The Lude is an 7.0 km long stream of Saxony-Anhalt, in the Harz Mountains of central Germany. It is the strongest and – besides an affluent of itself – longest headwater of the Thyra and therefore hydrographically defined as its upper course.

== Course ==
The Lude rises northwest of Stolberg, about one kilometre west of Breitenstein. Only about 400 m separates the southern source stream of the Katzsohlbach from the sources of the Lude and about 600 m from the source of the Wahnborn. From 1745 to 1910 the Rieschengraben ditch channelled water from the Lude and Schmale Lude into the Lower Harz Pond and Ditch System, where the water of the Lude was impounded by the reservoir Möllerteich.

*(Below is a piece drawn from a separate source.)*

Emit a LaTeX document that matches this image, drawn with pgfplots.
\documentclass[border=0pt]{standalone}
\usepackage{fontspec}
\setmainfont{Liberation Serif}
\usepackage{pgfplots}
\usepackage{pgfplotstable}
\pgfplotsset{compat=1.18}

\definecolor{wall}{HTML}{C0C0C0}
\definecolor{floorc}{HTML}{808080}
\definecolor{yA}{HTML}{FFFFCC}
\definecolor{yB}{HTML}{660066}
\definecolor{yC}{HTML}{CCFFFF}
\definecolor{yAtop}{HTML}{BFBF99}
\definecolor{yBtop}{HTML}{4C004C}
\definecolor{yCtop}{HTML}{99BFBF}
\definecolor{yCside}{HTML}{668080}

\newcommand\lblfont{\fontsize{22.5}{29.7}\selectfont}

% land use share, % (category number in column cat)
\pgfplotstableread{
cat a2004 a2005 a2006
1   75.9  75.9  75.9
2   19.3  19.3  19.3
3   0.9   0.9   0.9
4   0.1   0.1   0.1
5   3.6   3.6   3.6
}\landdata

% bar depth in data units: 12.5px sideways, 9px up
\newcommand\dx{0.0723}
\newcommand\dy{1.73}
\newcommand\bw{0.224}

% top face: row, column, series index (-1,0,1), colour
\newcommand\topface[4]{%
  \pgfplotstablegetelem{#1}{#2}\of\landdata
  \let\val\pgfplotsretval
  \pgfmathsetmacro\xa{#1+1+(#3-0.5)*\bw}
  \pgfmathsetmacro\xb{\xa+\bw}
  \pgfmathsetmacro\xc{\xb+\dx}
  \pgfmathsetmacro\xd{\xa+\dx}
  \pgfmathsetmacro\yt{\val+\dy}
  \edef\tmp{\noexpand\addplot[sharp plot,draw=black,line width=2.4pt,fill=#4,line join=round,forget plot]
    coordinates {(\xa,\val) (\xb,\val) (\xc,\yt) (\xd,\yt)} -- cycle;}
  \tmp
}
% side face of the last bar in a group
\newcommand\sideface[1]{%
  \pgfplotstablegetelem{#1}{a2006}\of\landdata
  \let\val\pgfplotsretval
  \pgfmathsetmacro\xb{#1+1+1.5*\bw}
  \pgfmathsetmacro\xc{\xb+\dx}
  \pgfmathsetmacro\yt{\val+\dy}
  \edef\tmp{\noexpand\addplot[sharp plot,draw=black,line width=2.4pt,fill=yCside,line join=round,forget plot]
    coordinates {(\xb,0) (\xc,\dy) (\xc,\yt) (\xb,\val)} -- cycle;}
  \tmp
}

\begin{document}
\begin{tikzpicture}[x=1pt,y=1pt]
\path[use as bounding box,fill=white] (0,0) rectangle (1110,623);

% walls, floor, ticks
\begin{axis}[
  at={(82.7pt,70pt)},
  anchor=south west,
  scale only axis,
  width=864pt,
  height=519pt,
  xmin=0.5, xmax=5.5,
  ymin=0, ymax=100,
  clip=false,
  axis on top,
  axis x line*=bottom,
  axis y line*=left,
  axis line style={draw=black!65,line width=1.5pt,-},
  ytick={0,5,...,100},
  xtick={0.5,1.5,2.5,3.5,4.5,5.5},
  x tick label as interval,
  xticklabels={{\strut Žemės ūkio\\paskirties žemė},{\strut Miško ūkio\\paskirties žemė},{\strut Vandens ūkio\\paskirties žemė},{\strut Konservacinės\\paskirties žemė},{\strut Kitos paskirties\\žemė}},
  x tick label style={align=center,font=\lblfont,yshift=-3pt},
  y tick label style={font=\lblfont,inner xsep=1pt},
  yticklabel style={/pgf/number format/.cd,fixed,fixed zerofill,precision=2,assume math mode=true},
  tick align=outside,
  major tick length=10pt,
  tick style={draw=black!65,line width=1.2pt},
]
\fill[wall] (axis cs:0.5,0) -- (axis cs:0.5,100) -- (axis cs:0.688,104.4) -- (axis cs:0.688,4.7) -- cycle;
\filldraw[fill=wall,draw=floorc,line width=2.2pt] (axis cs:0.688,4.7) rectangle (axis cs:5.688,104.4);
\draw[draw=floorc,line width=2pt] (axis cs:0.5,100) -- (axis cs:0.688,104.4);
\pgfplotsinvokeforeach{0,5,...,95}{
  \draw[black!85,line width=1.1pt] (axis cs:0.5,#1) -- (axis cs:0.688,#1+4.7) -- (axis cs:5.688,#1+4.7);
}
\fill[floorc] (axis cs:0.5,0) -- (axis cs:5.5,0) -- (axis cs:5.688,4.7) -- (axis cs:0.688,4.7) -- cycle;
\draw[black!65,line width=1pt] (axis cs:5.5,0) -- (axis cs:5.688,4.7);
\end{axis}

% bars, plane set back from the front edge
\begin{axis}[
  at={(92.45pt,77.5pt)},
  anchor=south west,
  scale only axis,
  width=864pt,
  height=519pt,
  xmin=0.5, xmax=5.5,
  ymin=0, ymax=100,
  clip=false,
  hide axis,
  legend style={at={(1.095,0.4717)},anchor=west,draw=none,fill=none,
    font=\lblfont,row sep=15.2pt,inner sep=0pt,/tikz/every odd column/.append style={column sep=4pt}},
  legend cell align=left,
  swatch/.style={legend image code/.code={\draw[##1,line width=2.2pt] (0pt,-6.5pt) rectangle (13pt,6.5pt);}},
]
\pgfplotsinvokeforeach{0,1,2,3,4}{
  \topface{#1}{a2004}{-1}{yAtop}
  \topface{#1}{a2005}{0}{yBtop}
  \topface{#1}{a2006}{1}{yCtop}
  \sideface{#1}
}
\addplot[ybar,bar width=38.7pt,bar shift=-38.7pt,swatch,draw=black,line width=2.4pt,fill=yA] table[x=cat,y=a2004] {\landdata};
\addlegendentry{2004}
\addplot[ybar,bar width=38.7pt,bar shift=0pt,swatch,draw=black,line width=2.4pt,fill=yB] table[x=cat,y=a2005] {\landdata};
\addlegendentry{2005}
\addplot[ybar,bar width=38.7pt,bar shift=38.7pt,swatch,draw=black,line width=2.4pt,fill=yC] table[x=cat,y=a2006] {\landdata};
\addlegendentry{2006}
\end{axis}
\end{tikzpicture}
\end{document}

At the foot of the Lindischberg (orographic right) and Kießlingskopf (orographic left) hills the Klippenwasser empties into the upper Lude. Only 500 m downstream the Hellbach joins from the right. Just 500 metres further downstream the Lude has another, right-hand tributary. The stream is considerably longer than the Hellbach, has a significantly greater catchment area, its own tributaries and is impounded in its lower reaches. The name of this stream is not known.

The Thyra is formed by the confluence of the three mountain streams of the Lude, Kleine Wilde and Große Wilde (whose upper three thirds are called the Schmale Lude = "Narrow Lude") in the old town area of Stolberg. The Thyra then continues through Stolberg flowing in a southerly direction.